Canada defeats U.S., 3-2, to win gold medal in men’s hockey
Their game, their gold, but the Olympic hockey finale between Canada and the U.S. belonged to history before the roars triggered by Sidney Crosby’s overtime goal had faded by so much as a decibel Sunday.
Crosby, whose silence the previous two games had led a nation to brood, took a pass from Jarome Iginla and rifled a shot through the legs of U.S. goaltender Ryan Miller 7 minutes 40 seconds into overtime, giving Canada a 3-2 victory in the last event of perhaps the last Olympic tournament that will include NHL players.
From a packed Canada Hockey Place on the Pacific coast to Crosby’s hometown of Cole Harbour in the eastern province of Nova Scotia, all of Canada rejoiced over reigning supreme over the game that is its passion.
The U.S on Sunday played that game with heart and bruising physicality but Crosby’s brilliance gave his homeland its second gold-medal triumph over the U.S. in their last two encounters, the first occurring at Salt Lake City in 2002.
“You dream of this moment 1,000 times growing up,” he said. “Then to have it come true is pretty amazing.”
He very nearly didn’t get that chance against the persistent Americans.
The U.S. talent pool included no game-breaker like Crosby, who led the Pittsburgh Penguins to the Stanley Cup eight months ago.
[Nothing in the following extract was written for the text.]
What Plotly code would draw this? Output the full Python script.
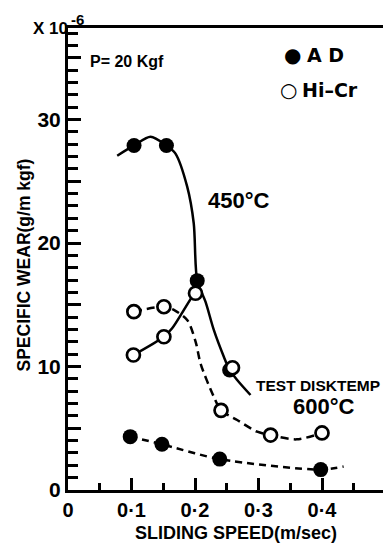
import plotly.graph_objects as go

# ---------------- data ----------------
ad_450_speed = [0.104, 0.155, 0.2035, 0.2545]
ad_450_wear = [27.9, 27.9, 16.95, 9.72]
ad_600_speed = [0.098, 0.148, 0.239, 0.398]
ad_600_wear = [4.32, 3.7, 2.5, 1.65]
hicr_450_speed = [0.103, 0.151, 0.2008, 0.259]
hicr_450_wear = [10.93, 12.41, 15.93, 9.9]
hicr_600_speed = [0.1037, 0.151, 0.241, 0.319, 0.400]
hicr_600_wear = [14.44, 14.84, 6.45, 4.45, 4.62]

curve_ad_450_speed = [0.0775, 0.104, 0.130, 0.155, 0.169, 0.1877, 0.198, 0.2035,
                      0.2165, 0.2296, 0.2454, 0.2545, 0.2664, 0.2874]
curve_ad_450_wear = [27.07, 27.9, 28.61, 27.9, 27.26, 24.56, 21.6, 16.95,
                     15.25, 12.96, 10.79, 9.72, 8.91, 7.69]
curve_hicr_450_speed = [0.103, 0.151, 0.164, 0.1956, 0.2008]
curve_hicr_450_wear = [10.93, 12.41, 13.09, 15.65, 15.93]
curve_hicr_600_speed = [0.1037, 0.151, 0.168, 0.188, 0.201, 0.209, 0.2296,
                        0.241, 0.2664, 0.298, 0.319, 0.36, 0.400]
curve_hicr_600_wear = [14.44, 14.84, 14.55, 13.75, 12.0, 10.2, 7.55,
                       6.45, 5.67, 4.72, 4.45, 4.1, 4.62]
curve_ad_600_speed = [0.098, 0.148, 0.239, 0.398, 0.434]
curve_ad_600_wear = [4.32, 3.7, 2.5, 1.65, 1.9]

x_tick_vals = [0, 0.1, 0.2, 0.3, 0.4]
x_tick_text = ["0", "0·1", "0·2", "0·3", "0·4"]
y_tick_vals = [0, 5, 10, 15, 20, 25, 30, 35]
y_tick_text = ["0", "", "10", "", "20", "", "30", ""]

series_names = ["A D", "Hi–Cr"]

# ---------------- layout geometry ----------------
W, H = 383, 545
ML, MR, MT, MB = 68, 0, 28, 55
PW, PH = W - ML - MR, H - MT - MB
X_MAX = PW / 635.0
Y_MAX = PH / 12.35

FONT = "Liberation Sans"


def px(xp):
    return (xp - ML) / PW


def py(yp):
    return (H - MB - yp) / PH


fig = go.Figure()

solid = dict(color="black", width=2.5, shape="spline", smoothing=0.8)
dashed = dict(color="black", width=2.5, shape="spline", smoothing=0.8, dash="8px,5px")

fig.add_trace(go.Scatter(x=curve_ad_450_speed, y=curve_ad_450_wear, mode="lines",
                         line=solid, showlegend=False, hoverinfo="skip"))
fig.add_trace(go.Scatter(x=curve_hicr_450_speed, y=curve_hicr_450_wear, mode="lines",
                         line=solid, showlegend=False, hoverinfo="skip"))
fig.add_trace(go.Scatter(x=curve_hicr_600_speed, y=curve_hicr_600_wear, mode="lines",
                         line=dashed, showlegend=False, hoverinfo="skip"))
fig.add_trace(go.Scatter(x=curve_ad_600_speed, y=curve_ad_600_wear, mode="lines",
                         line=dict(dashed, dash="7px,5px"), showlegend=False, hoverinfo="skip"))

fig.add_trace(go.Scatter(
    x=ad_450_speed + ad_600_speed, y=ad_450_wear + ad_600_wear, mode="markers",
    name=series_names[0], showlegend=False,
    marker=dict(symbol="circle", size=15, color="black", line=dict(width=0))))
fig.add_trace(go.Scatter(
    x=hicr_450_speed + hicr_600_speed, y=hicr_450_wear + hicr_600_wear, mode="markers",
    name=series_names[1], showlegend=False,
    marker=dict(symbol="circle", size=13, color="white", line=dict(width=2.7, color="black"))))


def txt(s, xp, yp, size, xanchor="center", angle=0, family=FONT):
    return dict(text=s, x=px(xp), y=py(yp), xref="paper", yref="paper",
                xanchor=xanchor, yanchor="middle", showarrow=False, textangle=angle,
                font=dict(family=family, size=size, color="black", weight="bold"))


annotations = [
    txt("X 10", 70, 29, 17, xanchor="right"),
    txt("-6", 77, 19, 15),
    txt("P= 20 Kgf", 88, 61.5, 16, xanchor="left"),
    txt("●", 292, 55, 20, family="DejaVu Sans"),
    txt(series_names[0], 305, 55, 19, xanchor="left", family="DejaVu Sans"),
    txt("○", 288, 90, 20, family="DejaVu Sans"),
    txt(series_names[1], 300, 90, 19, xanchor="left", family="DejaVu Sans"),
    txt("450°C", 239, 200, 22),
    txt("TEST DISKTEMP", 382, 385.5, 15.5, xanchor="right"),
    txt("600°C", 324, 406.5, 22),
    txt("SLIDING SPEED(m/sec)", 236, 533, 18),
    txt("SPECIFIC WEAR(g/m kgf)", 23, 265.5, 17.5, angle=-90),
]

fig.update_layout(
    width=W, height=H,
    margin=dict(l=ML, r=MR, t=MT, b=MB),
    paper_bgcolor="white", plot_bgcolor="white",
    showlegend=False,
    annotations=annotations,
    xaxis=dict(range=[0, X_MAX], showgrid=False, zeroline=False,
               showline=True, linecolor="black", linewidth=3, mirror=True,
               tickvals=x_tick_vals, ticktext=x_tick_text,
               ticks="inside", ticklen=12, tickwidth=2.5, tickcolor="black",
               tickfont=dict(family=FONT, size=20, color="black", weight="bold"),
               minor=dict(ticks="inside", dtick=0.05, ticklen=7, tickwidth=2.5,
                          tickcolor="black")),
    yaxis=dict(range=[0, Y_MAX], showgrid=False, zeroline=False,
               showline=True, linecolor="black", linewidth=3,
               tickvals=y_tick_vals, ticktext=y_tick_text,
               ticks="inside", ticklen=13, tickwidth=2.5, tickcolor="black",
               tickfont=dict(family=FONT, size=21, color="black", weight="bold"),
               minor=dict(ticks="inside", dtick=1, ticklen=10, tickwidth=2.5,
                          tickcolor="black")),
)

fig.write_html("out.html")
The team assembled by General Manager Brian Burke and coached by Ron Wilson was, by necessity, built around diligence and role players.
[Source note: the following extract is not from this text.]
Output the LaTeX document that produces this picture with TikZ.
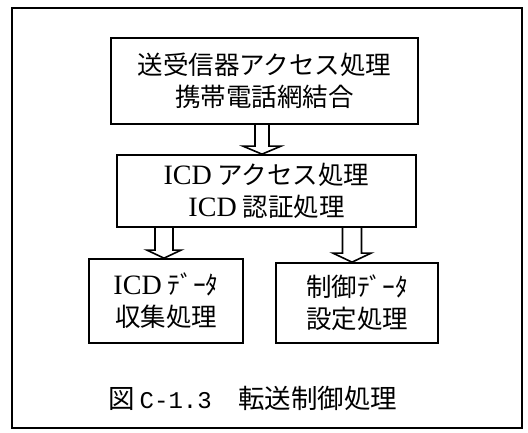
\documentclass[tikz,border=0pt]{standalone}
\usepackage{fontspec}
\setmainfont{Noto Sans CJK JP}
\newfontfamily\lat[Scale=1.1]{Liberation Serif}
\newfontfamily\mono{Liberation Mono}
\usetikzlibrary{calc}
\tikzset{
  box/.style={draw, line width=1.7pt, inner sep=0pt, align=center, font=\fontsize{25.5}{32}\selectfont},
  blk/.style={draw, line width=1.6pt, line join=miter},
  frame/.style={draw, line width=1.4pt}
}
\newcommand\myblockarrow[6]{%
  \draw[blk] (#1-#2,0 |- #5.south) -- ($(#1-#2,0 |- #6.north)+(0,-#4)$)
    -- ($(#1-#3,0 |- #6.north)+(0,-#4)$) -- (#1,0 |- #6.north)
    -- ($(#1+#3,0 |- #6.north)+(0,-#4)$) -- ($(#1+#2,0 |- #6.north)+(0,-#4)$)
    -- (#1+#2,0 |- #5.south);
}
\begin{document}
\begin{tikzpicture}[x=1pt,y=-1pt]
\useasboundingbox (0,0) rectangle (528,432);
\draw[frame] (12,8) rectangle (522,428);
\node[box, minimum width=307pt, minimum height=86pt] (b1) at (264.5,81) {送受信器アクセス処理\\携帯電話網結合};
\node[box, minimum width=299pt, minimum height=72pt] (b2) at (266.5,191) {{\lat ICD} アクセス処理\\{\lat ICD} 認証処理};
\node[box, minimum width=154pt, minimum height=84pt] (b3) at (166,301) {{\lat ICD} ﾃﾞｰﾀ\\収集処理};
\node[box, minimum width=162pt, minimum height=80pt] (b4) at (357,303) {制御ﾃﾞｰﾀ\\設定処理};
\myblockarrow{262}{7}{19}{8}{b1}{b2}
\myblockarrow{164}{9}{17}{8}{b2}{b3}
\myblockarrow{352}{9.5}{19}{9}{b2}{b4}
\node[font=\fontsize{26.5}{30}\selectfont] (cap) at (253,398) {図\,{\mono\fontsize{24}{30}\selectfont C-1.3}\hspace{1em}転送制御処理};
\end{tikzpicture}
\end{document}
That strategy very nearly succeeded. Zach Parise of the New Jersey Devils, among the most gifted U.S. players, took the game to overtime when he converted the rebound of a shot by Patrick Kane of the Chicago Blackhawks with 24.4 seconds left in the third period and Miller on the bench in favor of an extra skater.
“We’re a group of young guys that were written off, but we were one shot shy of winning the whole thing,” said Kings defenseman Jack Johnson, a punishing presence every game here. “I wish I could be with these guys all year round. This is the most fun I’ve ever had playing hockey.”
They could have kept going all night if not for the collaboration between Iginla and Crosby in the four-on-four, 20-minute overtime period.
Canada had built a 2-0 lead on Jonathan Toews’ rebound of a Mike Richards shot at 12:50 of the first period and Corey Perry’s close-range shot at 7:13 of the second off a pass from Ducks teammate Ryan Getzlaf. Toews’ goal ended a shutout streak of 111:38 over four games for Miller, who received exceptionally warm applause from the crowd during the medal ceremony.
Ryan Kesler of the Vancouver Canucks cut that lead in half at 12:44 of the second period. He carried the puck into the zone and passed it to Kane for a shot that Kesler redirected past a lunging Roberto Luongo.
“A bang-bang play,” said Luongo, who was serenaded on each of his 34 saves with cries of “Lou.”
The Canadians, who lost to the U.S. in the first round of the tournament and had to play a qualifying game to reach the quarterfinals, took Parise’s goal as another bump on a twisting road.
“We just got in the room, sat down took a deep breath and said, ‘It’s just a little adversity,’ ” Perry said. “We knew we could come out strong, and it’s a one-shot game from there on. We got that bounce, got that shot.”
With that shot came shiny gold medals and the chance to skate around the ice with a huge Canadian flag. Kings defenseman Drew Doughty, a standout at the Games, took a brief spin and handed it off to Canada and Ducks captain Scott Niedermayer. Players who on Monday will again be opponents linked arms for a heartfelt rendition of “O Canada,” brothers for one last time.
There’s no arrangement in place for NHL players to compete in the 2014 Games in Sochi, Russia, and even if they do, it will be tough for anyone to top Sunday’s golden moment.
“The Olympics is a short, intense tournament and it is a pretty unique opportunity to be standing here,” Niedermayer said after competing in his home province and country.
“It has been a lot of fun playing in front of our fans and competing against all the other great hockey players, the other great teams that were here. It was a great event all the way around.”
Nearly as great for the Americans, too.
“This is something that maybe you can enjoy in a couple of years or at the end of your career,” forward Paul Stastny said, “but part of us is always going to be disappointed that we didn’t get the gold.”